Among the entries below, copy only the span from the line containing "Clone this chart" through the line containing "800, 900, 1000];". Do so exactly, and skip the pictures.

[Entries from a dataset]
_ _ _ _
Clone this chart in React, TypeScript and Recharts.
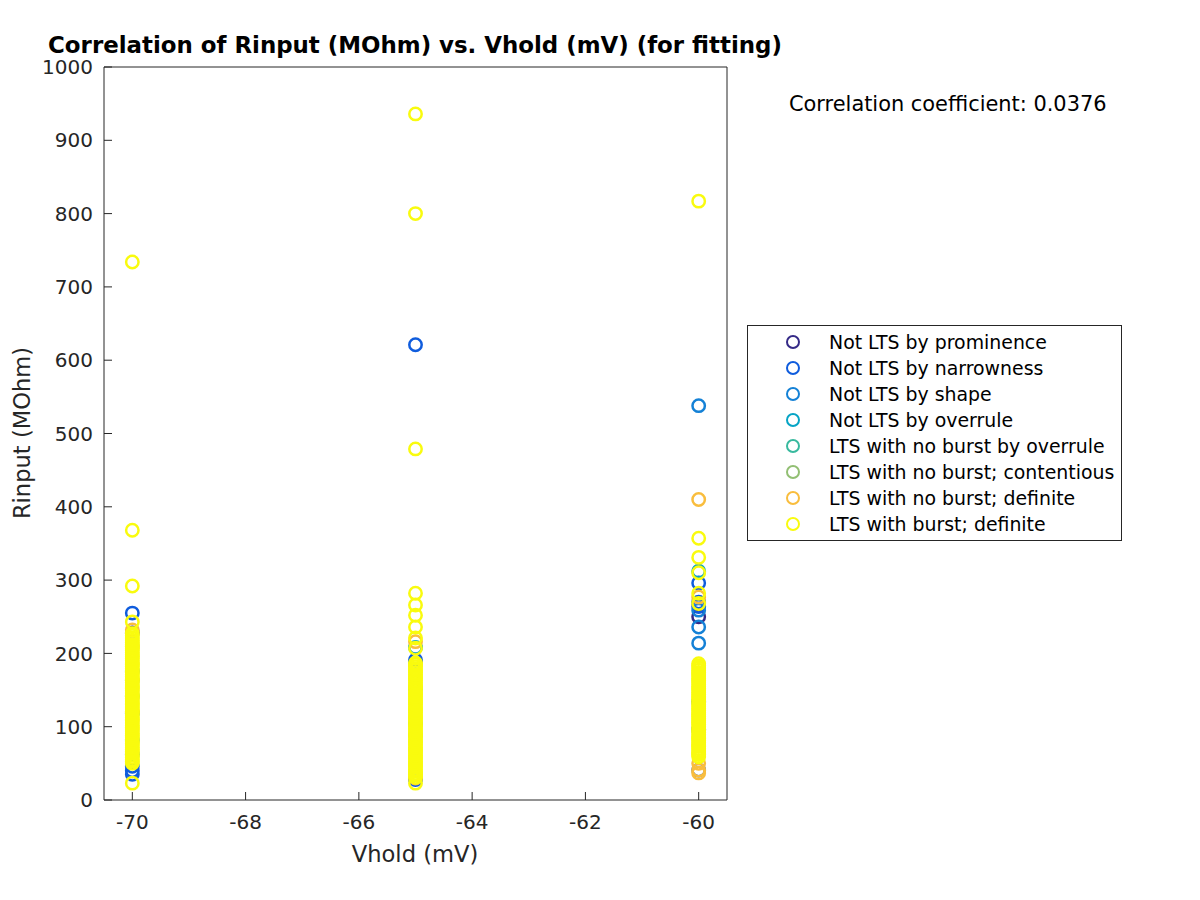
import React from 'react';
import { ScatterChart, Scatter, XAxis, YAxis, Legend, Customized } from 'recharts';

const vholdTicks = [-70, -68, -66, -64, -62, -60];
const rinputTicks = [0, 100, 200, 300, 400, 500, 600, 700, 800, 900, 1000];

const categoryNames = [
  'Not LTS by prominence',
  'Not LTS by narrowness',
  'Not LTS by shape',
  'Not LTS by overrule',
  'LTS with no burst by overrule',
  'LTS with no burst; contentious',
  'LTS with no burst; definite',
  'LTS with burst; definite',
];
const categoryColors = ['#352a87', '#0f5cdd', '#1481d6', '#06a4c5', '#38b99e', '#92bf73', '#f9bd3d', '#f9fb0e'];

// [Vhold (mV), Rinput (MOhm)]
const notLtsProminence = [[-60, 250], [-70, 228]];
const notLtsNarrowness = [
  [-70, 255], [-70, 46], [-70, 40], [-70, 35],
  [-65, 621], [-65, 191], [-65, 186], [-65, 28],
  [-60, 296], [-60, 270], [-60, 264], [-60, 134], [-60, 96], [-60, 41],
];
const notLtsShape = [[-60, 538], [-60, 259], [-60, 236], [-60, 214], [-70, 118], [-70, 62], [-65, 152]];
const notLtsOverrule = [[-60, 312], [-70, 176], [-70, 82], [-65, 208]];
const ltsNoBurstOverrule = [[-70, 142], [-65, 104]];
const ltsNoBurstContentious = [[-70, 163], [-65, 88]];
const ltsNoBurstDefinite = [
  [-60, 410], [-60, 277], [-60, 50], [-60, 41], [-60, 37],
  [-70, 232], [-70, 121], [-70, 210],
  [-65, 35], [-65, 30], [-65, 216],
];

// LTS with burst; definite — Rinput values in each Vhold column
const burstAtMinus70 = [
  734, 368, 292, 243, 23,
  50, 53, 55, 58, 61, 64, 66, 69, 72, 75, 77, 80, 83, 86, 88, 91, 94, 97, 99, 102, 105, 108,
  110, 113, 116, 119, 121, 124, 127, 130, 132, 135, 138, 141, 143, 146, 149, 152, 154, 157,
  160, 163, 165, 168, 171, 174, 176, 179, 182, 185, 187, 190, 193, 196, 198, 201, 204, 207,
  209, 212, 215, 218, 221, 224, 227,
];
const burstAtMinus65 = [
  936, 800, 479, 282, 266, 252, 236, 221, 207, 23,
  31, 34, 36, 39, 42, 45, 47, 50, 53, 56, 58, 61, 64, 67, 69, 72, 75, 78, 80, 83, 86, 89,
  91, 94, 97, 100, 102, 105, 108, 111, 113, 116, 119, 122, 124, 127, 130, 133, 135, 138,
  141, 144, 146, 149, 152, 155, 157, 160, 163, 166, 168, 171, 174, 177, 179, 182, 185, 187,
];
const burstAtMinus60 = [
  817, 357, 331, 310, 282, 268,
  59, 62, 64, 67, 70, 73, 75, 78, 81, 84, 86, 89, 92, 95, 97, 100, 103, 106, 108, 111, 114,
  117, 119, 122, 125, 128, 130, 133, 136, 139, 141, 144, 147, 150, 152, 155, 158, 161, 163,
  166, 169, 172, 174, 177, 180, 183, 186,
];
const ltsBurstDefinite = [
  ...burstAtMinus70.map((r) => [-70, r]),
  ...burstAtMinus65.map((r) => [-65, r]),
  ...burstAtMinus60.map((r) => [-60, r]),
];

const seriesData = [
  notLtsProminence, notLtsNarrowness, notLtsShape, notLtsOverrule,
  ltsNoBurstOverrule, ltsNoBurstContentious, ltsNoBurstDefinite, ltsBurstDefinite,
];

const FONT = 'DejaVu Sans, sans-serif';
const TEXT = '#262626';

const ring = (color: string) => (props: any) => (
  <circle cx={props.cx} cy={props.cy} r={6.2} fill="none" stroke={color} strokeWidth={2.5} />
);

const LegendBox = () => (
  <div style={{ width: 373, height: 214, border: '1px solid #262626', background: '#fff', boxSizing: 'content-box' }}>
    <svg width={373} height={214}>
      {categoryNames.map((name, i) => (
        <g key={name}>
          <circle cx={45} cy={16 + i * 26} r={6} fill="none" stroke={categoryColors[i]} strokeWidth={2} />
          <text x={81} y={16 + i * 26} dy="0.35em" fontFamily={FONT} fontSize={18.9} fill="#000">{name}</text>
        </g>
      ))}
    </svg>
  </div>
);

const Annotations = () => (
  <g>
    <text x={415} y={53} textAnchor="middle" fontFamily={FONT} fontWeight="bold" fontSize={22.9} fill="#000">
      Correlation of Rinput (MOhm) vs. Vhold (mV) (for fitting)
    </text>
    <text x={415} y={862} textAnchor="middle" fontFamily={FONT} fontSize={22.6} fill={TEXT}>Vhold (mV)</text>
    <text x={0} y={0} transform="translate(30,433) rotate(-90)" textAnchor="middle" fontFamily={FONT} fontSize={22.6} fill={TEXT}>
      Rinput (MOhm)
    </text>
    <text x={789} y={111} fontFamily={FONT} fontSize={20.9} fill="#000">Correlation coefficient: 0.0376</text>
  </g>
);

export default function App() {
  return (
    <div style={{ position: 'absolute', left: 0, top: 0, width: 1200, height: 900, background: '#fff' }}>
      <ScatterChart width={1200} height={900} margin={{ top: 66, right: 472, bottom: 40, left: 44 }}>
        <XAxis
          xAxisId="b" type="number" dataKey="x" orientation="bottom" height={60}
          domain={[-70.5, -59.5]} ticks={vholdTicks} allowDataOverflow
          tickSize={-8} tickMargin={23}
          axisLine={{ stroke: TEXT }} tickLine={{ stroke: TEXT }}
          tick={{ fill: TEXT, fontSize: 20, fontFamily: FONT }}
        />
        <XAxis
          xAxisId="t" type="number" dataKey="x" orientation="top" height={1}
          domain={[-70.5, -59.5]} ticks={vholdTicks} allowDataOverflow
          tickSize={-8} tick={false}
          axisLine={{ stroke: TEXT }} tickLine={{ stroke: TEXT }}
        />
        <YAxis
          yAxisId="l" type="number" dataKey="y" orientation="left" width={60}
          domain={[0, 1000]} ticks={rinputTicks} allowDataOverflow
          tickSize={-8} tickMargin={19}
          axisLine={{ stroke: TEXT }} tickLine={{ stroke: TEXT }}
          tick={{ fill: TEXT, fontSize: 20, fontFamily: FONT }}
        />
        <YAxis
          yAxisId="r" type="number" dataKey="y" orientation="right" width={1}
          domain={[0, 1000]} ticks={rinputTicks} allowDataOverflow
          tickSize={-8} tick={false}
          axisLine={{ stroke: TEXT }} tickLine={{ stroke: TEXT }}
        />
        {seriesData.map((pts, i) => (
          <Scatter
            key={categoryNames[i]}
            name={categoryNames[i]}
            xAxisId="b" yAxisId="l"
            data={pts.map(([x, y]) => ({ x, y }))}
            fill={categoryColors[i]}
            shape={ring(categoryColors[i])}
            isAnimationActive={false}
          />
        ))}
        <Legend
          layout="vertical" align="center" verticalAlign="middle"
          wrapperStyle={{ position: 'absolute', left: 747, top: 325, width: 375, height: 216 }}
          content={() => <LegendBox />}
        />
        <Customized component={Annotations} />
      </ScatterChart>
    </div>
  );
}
_ _ _ _
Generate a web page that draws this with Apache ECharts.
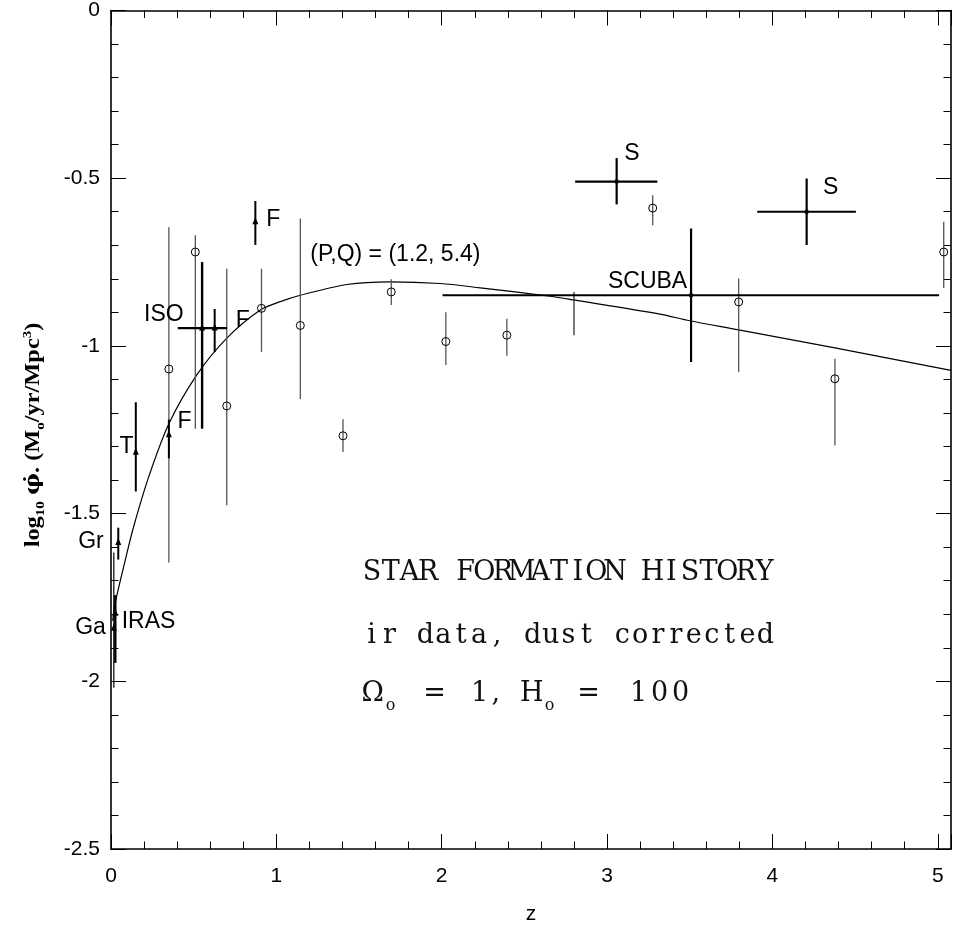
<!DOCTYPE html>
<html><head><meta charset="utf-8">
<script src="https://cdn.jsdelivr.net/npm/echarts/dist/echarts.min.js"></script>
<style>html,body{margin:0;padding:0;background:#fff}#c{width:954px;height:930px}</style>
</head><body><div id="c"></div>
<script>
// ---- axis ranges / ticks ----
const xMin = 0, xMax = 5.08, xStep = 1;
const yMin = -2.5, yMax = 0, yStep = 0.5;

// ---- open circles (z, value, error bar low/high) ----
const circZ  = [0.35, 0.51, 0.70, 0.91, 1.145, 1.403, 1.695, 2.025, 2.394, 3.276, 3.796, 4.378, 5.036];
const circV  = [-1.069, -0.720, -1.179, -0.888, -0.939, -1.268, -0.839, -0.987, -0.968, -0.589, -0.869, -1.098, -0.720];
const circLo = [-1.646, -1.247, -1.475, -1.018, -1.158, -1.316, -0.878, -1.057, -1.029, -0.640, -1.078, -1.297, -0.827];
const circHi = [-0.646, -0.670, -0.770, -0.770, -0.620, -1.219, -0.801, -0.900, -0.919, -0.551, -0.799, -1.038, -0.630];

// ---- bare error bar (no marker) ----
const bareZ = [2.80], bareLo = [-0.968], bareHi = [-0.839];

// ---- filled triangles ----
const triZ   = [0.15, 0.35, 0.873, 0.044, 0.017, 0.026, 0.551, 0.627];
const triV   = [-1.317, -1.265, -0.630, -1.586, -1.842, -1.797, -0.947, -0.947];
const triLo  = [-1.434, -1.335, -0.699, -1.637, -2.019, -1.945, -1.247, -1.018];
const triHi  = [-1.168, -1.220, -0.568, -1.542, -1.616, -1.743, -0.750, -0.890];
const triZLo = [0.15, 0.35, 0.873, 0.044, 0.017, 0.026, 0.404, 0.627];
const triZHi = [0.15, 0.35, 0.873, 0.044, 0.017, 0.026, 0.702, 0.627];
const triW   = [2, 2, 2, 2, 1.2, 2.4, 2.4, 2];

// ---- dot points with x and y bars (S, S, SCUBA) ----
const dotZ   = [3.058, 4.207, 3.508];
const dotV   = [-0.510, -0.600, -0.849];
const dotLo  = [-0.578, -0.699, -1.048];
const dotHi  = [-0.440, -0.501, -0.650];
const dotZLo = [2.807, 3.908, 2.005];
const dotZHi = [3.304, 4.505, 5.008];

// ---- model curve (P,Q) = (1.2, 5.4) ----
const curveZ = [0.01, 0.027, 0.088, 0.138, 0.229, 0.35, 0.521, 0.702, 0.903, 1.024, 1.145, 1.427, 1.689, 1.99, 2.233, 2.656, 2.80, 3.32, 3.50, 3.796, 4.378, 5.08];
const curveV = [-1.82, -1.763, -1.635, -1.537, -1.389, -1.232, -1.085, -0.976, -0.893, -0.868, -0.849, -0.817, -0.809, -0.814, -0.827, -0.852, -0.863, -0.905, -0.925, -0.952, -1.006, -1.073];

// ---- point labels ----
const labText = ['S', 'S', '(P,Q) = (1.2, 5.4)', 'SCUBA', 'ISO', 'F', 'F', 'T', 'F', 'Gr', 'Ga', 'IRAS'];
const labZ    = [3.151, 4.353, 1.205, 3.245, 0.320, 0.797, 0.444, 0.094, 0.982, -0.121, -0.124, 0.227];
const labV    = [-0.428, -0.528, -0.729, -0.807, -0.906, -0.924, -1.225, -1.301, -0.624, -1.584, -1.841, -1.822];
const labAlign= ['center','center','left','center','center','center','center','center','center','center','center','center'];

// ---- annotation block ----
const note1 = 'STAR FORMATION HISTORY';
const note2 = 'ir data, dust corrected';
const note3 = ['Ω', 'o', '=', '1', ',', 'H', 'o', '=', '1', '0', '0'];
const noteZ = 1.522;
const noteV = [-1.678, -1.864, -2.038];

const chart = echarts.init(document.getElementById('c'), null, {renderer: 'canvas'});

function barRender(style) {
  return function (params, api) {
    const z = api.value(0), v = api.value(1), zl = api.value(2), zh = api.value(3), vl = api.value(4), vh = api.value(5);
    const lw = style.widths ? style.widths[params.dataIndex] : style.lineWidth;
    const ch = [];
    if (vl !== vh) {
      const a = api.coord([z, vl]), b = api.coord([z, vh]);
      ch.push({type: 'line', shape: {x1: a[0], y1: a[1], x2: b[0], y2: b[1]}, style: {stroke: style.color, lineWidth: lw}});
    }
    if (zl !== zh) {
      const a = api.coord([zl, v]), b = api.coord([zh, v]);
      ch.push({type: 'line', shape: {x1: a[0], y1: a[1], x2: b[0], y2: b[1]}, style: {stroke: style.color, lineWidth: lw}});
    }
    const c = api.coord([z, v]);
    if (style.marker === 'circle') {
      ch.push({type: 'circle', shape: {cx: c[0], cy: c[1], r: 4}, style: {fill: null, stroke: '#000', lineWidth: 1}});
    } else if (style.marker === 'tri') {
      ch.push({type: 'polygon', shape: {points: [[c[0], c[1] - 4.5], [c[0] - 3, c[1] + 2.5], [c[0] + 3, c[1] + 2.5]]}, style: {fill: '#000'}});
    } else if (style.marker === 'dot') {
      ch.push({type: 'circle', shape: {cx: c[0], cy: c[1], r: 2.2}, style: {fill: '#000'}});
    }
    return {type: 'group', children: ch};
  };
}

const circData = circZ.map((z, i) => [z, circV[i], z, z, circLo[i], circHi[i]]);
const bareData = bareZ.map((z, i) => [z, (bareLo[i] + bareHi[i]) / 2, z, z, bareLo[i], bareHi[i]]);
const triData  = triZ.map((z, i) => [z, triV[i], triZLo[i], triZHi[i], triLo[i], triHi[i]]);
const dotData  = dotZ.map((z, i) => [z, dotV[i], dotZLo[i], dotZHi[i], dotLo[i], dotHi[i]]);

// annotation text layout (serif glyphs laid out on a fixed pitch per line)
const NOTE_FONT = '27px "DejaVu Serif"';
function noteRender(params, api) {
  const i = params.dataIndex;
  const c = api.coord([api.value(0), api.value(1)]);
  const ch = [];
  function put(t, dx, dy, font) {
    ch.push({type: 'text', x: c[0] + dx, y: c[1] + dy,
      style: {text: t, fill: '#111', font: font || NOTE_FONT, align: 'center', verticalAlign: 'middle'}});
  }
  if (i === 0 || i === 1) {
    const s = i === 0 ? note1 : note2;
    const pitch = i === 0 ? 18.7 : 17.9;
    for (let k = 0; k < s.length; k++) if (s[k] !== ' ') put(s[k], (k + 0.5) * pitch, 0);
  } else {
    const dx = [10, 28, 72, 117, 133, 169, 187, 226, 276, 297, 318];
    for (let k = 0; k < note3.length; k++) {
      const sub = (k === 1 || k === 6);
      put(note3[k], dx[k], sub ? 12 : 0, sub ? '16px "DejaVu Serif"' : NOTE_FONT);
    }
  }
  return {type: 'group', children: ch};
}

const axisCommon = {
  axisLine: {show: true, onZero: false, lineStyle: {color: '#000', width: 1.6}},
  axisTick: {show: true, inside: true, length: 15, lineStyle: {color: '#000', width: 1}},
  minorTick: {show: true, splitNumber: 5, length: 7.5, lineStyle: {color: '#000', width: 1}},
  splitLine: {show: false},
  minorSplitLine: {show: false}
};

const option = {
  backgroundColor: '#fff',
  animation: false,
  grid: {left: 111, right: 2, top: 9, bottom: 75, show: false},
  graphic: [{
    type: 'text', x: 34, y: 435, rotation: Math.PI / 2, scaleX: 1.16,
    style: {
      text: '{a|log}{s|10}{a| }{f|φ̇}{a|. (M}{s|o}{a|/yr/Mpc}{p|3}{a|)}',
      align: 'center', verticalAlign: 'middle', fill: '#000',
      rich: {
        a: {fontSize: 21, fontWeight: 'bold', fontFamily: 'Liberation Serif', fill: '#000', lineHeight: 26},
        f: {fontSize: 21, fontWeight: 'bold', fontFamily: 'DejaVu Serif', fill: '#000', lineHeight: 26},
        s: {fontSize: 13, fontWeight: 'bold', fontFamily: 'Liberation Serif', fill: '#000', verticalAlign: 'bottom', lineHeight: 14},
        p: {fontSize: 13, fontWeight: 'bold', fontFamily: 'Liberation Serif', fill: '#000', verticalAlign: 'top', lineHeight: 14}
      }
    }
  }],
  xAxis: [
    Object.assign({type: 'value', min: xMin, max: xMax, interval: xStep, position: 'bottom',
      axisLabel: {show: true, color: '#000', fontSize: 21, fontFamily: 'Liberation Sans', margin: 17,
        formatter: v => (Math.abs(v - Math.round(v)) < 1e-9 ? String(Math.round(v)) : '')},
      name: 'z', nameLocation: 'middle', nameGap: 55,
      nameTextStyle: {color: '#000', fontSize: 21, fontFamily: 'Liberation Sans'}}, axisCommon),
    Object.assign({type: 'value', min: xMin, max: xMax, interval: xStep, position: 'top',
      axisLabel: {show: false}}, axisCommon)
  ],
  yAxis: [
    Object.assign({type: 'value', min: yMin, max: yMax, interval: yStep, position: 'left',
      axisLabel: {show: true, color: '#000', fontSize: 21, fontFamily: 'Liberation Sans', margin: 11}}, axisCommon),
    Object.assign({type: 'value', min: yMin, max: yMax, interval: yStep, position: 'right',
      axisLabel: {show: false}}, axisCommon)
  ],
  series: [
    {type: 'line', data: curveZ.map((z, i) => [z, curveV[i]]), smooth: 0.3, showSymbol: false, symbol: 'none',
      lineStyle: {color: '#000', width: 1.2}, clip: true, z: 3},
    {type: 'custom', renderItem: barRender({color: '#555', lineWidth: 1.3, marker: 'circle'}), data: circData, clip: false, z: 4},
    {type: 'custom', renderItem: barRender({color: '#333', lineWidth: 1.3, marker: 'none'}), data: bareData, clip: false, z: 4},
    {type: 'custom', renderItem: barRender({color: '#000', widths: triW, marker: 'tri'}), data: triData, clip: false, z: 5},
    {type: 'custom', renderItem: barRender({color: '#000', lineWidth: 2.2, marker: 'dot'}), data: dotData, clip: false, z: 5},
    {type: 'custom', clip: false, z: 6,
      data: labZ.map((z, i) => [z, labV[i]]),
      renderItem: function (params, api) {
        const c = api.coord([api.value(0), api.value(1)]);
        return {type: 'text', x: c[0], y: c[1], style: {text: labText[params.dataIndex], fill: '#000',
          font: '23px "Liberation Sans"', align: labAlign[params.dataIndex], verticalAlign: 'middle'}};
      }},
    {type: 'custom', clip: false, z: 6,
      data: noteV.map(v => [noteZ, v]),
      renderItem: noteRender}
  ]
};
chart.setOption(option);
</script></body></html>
_ _ _ _
** Answer to the problem **
Clone this chart in React, TypeScript and Recharts.
import React from 'react';
import { ScatterChart, Scatter, XAxis, YAxis, Legend, Customized } from 'recharts';

const vholdTicks = [-70, -68, -66, -64, -62, -60];
const rinputTicks = [0, 100, 200, 300, 400, 500, 600, 700, 800, 900, 1000];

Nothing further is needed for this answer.